WHAT THIS TASK INVOLVES:
Write out every line of the material exactly as it appears.

MATERIAL PROVIDED:
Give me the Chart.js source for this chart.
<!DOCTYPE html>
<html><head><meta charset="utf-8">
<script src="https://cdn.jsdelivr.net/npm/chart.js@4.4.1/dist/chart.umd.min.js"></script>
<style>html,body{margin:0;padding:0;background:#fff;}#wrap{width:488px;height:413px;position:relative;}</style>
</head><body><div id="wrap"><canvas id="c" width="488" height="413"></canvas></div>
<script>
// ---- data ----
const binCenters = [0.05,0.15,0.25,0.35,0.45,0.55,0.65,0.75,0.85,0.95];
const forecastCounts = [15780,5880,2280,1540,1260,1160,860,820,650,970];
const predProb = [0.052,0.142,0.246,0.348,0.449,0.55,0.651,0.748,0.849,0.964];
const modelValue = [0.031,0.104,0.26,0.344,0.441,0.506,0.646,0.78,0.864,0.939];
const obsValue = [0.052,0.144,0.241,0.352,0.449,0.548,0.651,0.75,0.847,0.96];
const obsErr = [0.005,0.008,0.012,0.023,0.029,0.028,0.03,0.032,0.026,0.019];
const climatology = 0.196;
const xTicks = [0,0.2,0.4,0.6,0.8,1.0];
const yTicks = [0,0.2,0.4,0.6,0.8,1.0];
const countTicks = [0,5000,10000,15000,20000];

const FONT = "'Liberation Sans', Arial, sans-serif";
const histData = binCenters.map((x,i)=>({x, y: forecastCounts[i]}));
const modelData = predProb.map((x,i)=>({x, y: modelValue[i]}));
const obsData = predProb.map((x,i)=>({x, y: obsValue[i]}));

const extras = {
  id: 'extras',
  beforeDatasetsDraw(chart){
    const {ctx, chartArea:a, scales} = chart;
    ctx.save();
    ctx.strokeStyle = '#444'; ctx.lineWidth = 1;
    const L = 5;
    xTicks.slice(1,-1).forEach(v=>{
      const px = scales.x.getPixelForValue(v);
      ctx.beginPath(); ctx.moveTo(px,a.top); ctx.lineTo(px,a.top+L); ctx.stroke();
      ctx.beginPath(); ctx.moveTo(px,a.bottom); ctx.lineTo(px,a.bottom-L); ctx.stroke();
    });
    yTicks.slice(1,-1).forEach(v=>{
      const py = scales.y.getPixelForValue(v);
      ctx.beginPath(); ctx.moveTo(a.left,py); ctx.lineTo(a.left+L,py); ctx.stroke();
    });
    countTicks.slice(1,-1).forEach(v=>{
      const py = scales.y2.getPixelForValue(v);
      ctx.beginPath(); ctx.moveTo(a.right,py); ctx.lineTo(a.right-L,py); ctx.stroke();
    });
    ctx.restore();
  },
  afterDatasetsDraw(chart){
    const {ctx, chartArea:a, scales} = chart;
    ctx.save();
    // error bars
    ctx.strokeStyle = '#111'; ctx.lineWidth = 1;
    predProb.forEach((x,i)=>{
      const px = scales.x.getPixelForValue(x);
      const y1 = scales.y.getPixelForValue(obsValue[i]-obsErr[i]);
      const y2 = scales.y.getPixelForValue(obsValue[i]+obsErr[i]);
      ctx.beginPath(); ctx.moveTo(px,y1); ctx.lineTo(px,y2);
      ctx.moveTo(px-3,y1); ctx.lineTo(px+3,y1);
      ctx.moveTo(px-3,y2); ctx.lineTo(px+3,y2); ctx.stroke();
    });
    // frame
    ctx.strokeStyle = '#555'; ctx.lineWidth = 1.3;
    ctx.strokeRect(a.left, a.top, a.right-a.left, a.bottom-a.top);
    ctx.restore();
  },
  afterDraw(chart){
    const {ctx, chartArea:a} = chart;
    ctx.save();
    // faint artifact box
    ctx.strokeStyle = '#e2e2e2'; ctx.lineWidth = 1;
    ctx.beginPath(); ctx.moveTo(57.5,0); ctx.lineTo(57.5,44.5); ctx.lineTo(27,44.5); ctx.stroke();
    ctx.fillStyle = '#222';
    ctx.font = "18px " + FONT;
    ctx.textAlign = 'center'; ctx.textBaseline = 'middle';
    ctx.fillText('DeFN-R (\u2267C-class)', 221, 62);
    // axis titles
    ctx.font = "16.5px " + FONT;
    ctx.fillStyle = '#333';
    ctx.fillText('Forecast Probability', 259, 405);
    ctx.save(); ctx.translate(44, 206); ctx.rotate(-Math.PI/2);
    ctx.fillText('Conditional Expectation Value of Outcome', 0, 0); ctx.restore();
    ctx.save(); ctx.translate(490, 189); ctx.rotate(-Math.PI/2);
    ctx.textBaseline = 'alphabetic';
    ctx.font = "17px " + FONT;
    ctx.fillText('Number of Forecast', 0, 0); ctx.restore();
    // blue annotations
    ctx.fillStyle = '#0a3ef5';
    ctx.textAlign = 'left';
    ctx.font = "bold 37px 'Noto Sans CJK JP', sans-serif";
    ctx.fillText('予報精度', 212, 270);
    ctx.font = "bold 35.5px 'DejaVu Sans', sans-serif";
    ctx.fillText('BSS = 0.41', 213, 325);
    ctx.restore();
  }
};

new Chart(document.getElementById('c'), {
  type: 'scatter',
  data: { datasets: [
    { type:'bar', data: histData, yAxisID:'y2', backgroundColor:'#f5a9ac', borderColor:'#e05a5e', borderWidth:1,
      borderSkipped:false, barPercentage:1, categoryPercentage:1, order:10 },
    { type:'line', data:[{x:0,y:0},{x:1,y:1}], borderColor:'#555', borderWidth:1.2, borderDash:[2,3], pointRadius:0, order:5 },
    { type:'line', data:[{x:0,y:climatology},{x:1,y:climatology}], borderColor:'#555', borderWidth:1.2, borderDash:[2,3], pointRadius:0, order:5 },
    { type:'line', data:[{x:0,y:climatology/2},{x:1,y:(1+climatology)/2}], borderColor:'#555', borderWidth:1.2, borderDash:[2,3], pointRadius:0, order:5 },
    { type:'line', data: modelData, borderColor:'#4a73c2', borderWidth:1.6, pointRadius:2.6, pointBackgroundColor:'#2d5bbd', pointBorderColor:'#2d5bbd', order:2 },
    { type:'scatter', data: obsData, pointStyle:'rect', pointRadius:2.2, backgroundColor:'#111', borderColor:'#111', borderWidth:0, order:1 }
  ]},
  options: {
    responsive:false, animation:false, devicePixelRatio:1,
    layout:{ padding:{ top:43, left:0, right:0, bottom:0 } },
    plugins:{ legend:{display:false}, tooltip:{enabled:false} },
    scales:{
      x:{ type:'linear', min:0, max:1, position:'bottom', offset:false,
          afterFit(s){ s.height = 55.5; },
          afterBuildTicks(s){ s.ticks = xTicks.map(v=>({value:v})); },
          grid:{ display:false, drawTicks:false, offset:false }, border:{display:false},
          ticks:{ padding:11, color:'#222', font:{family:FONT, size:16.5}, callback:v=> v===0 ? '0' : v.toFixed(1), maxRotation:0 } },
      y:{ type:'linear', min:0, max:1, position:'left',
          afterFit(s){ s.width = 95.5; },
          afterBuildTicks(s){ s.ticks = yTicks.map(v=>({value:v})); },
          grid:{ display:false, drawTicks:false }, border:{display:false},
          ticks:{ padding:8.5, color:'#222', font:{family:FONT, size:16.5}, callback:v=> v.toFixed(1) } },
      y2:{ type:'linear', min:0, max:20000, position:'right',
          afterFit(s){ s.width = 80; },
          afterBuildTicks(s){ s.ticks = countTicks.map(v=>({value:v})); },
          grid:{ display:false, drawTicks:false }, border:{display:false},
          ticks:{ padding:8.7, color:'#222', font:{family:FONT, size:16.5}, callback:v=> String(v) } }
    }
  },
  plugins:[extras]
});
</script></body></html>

COMPLETED TASK:
Give me the Chart.js source for this chart.
<!DOCTYPE html>
<html><head><meta charset="utf-8">
<script src="https://cdn.jsdelivr.net/npm/chart.js@4.4.1/dist/chart.umd.min.js"></script>
<style>html,body{margin:0;padding:0;background:#fff;}#wrap{width:488px;height:413px;position:relative;}</style>
</head><body><div id="wrap"><canvas id="c" width="488" height="413"></canvas></div>
<script>
// ---- data ----
const binCenters = [0.05,0.15,0.25,0.35,0.45,0.55,0.65,0.75,0.85,0.95];
const forecastCounts = [15780,5880,2280,1540,1260,1160,860,820,650,970];
const predProb = [0.052,0.142,0.246,0.348,0.449,0.55,0.651,0.748,0.849,0.964];
const modelValue = [0.031,0.104,0.26,0.344,0.441,0.506,0.646,0.78,0.864,0.939];
const obsValue = [0.052,0.144,0.241,0.352,0.449,0.548,0.651,0.75,0.847,0.96];
const obsErr = [0.005,0.008,0.012,0.023,0.029,0.028,0.03,0.032,0.026,0.019];
const climatology = 0.196;
const xTicks = [0,0.2,0.4,0.6,0.8,1.0];
const yTicks = [0,0.2,0.4,0.6,0.8,1.0];
const countTicks = [0,5000,10000,15000,20000];

const FONT = "'Liberation Sans', Arial, sans-serif";
const histData = binCenters.map((x,i)=>({x, y: forecastCounts[i]}));
const modelData = predProb.map((x,i)=>({x, y: modelValue[i]}));
const obsData = predProb.map((x,i)=>({x, y: obsValue[i]}));

const extras = {
  id: 'extras',
  beforeDatasetsDraw(chart){
    const {ctx, chartArea:a, scales} = chart;
    ctx.save();
    ctx.strokeStyle = '#444'; ctx.lineWidth = 1;
    const L = 5;
    xTicks.slice(1,-1).forEach(v=>{
      const px = scales.x.getPixelForValue(v);
      ctx.beginPath(); ctx.moveTo(px,a.top); ctx.lineTo(px,a.top+L); ctx.stroke();
      ctx.beginPath(); ctx.moveTo(px,a.bottom); ctx.lineTo(px,a.bottom-L); ctx.stroke();
    });
    yTicks.slice(1,-1).forEach(v=>{
      const py = scales.y.getPixelForValue(v);
      ctx.beginPath(); ctx.moveTo(a.left,py); ctx.lineTo(a.left+L,py); ctx.stroke();
    });
    countTicks.slice(1,-1).forEach(v=>{
      const py = scales.y2.getPixelForValue(v);
      ctx.beginPath(); ctx.moveTo(a.right,py); ctx.lineTo(a.right-L,py); ctx.stroke();
    });
    ctx.restore();
  },
  afterDatasetsDraw(chart){
    const {ctx, chartArea:a, scales} = chart;
    ctx.save();
    // error bars
    ctx.strokeStyle = '#111'; ctx.lineWidth = 1;
    predProb.forEach((x,i)=>{
      const px = scales.x.getPixelForValue(x);
      const y1 = scales.y.getPixelForValue(obsValue[i]-obsErr[i]);
      const y2 = scales.y.getPixelForValue(obsValue[i]+obsErr[i]);
      ctx.beginPath(); ctx.moveTo(px,y1); ctx.lineTo(px,y2);
      ctx.moveTo(px-3,y1); ctx.lineTo(px+3,y1);
      ctx.moveTo(px-3,y2); ctx.lineTo(px+3,y2); ctx.stroke();
    });
    // frame
    ctx.strokeStyle = '#555'; ctx.lineWidth = 1.3;
    ctx.strokeRect(a.left, a.top, a.right-a.left, a.bottom-a.top);
    ctx.restore();
  },
  afterDraw(chart){
    const {ctx, chartArea:a} = chart;
    ctx.save();
    // faint artifact box
    ctx.strokeStyle = '#e2e2e2'; ctx.lineWidth = 1;
    ctx.beginPath(); ctx.moveTo(57.5,0); ctx.lineTo(57.5,44.5); ctx.lineTo(27,44.5); ctx.stroke();
    ctx.fillStyle = '#222';
    ctx.font = "18px " + FONT;
    ctx.textAlign = 'center'; ctx.textBaseline = 'middle';
    ctx.fillText('DeFN-R (\u2267C-class)', 221, 62);
    // axis titles
    ctx.font = "16.5px " + FONT;
    ctx.fillStyle = '#333';
    ctx.fillText('Forecast Probability', 259, 405);
    ctx.save(); ctx.translate(44, 206); ctx.rotate(-Math.PI/2);
    ctx.fillText('Conditional Expectation Value of Outcome', 0, 0); ctx.restore();
    ctx.save(); ctx.translate(490, 189); ctx.rotate(-Math.PI/2);
    ctx.textBaseline = 'alphabetic';
    ctx.font = "17px " + FONT;
    ctx.fillText('Number of Forecast', 0, 0); ctx.restore();
    // blue annotations
    ctx.fillStyle = '#0a3ef5';
    ctx.textAlign = 'left';
    ctx.font = "bold 37px 'Noto Sans CJK JP', sans-serif";
    ctx.fillText('予報精度', 212, 270);
    ctx.font = "bold 35.5px 'DejaVu Sans', sans-serif";
    ctx.fillText('BSS = 0.41', 213, 325);
    ctx.restore();
  }
};

new Chart(document.getElementById('c'), {
  type: 'scatter',
  data: { datasets: [
    { type:'bar', data: histData, yAxisID:'y2', backgroundColor:'#f5a9ac', borderColor:'#e05a5e', borderWidth:1,
      borderSkipped:false, barPercentage:1, categoryPercentage:1, order:10 },
    { type:'line', data:[{x:0,y:0},{x:1,y:1}], borderColor:'#555', borderWidth:1.2, borderDash:[2,3], pointRadius:0, order:5 },
    { type:'line', data:[{x:0,y:climatology},{x:1,y:climatology}], borderColor:'#555', borderWidth:1.2, borderDash:[2,3], pointRadius:0, order:5 },
    { type:'line', data:[{x:0,y:climatology/2},{x:1,y:(1+climatology)/2}], borderColor:'#555', borderWidth:1.2, borderDash:[2,3], pointRadius:0, order:5 },
    { type:'line', data: modelData, borderColor:'#4a73c2', borderWidth:1.6, pointRadius:2.6, pointBackgroundColor:'#2d5bbd', pointBorderColor:'#2d5bbd', order:2 },
    { type:'scatter', data: obsData, pointStyle:'rect', pointRadius:2.2, backgroundColor:'#111', borderColor:'#111', borderWidth:0, order:1 }
  ]},
  options: {
    responsive:false, animation:false, devicePixelRatio:1,
    layout:{ padding:{ top:43, left:0, right:0, bottom:0 } },
    plugins:{ legend:{display:false}, tooltip:{enabled:false} },
    scales:{
      x:{ type:'linear', min:0, max:1, position:'bottom', offset:false,
          afterFit(s){ s.height = 55.5; },
          afterBuildTicks(s){ s.ticks = xTicks.map(v=>({value:v})); },
          grid:{ display:false, drawTicks:false, offset:false }, border:{display:false},
          ticks:{ padding:11, color:'#222', font:{family:FONT, size:16.5}, callback:v=> v===0 ? '0' : v.toFixed(1), maxRotation:0 } },
      y:{ type:'linear', min:0, max:1, position:'left',
          afterFit(s){ s.width = 95.5; },
          afterBuildTicks(s){ s.ticks = yTicks.map(v=>({value:v})); },
          grid:{ display:false, drawTicks:false }, border:{display:false},
          ticks:{ padding:8.5, color:'#222', font:{family:FONT, size:16.5}, callback:v=> v.toFixed(1) } },
      y2:{ type:'linear', min:0, max:20000, position:'right',
          afterFit(s){ s.width = 80; },
          afterBuildTicks(s){ s.ticks = countTicks.map(v=>({value:v})); },
          grid:{ display:false, drawTicks:false }, border:{display:false},
          ticks:{ padding:8.7, color:'#222', font:{family:FONT, size:16.5}, callback:v=> String(v) } }
    }
  },
  plugins:[extras]
});
</script></body></html>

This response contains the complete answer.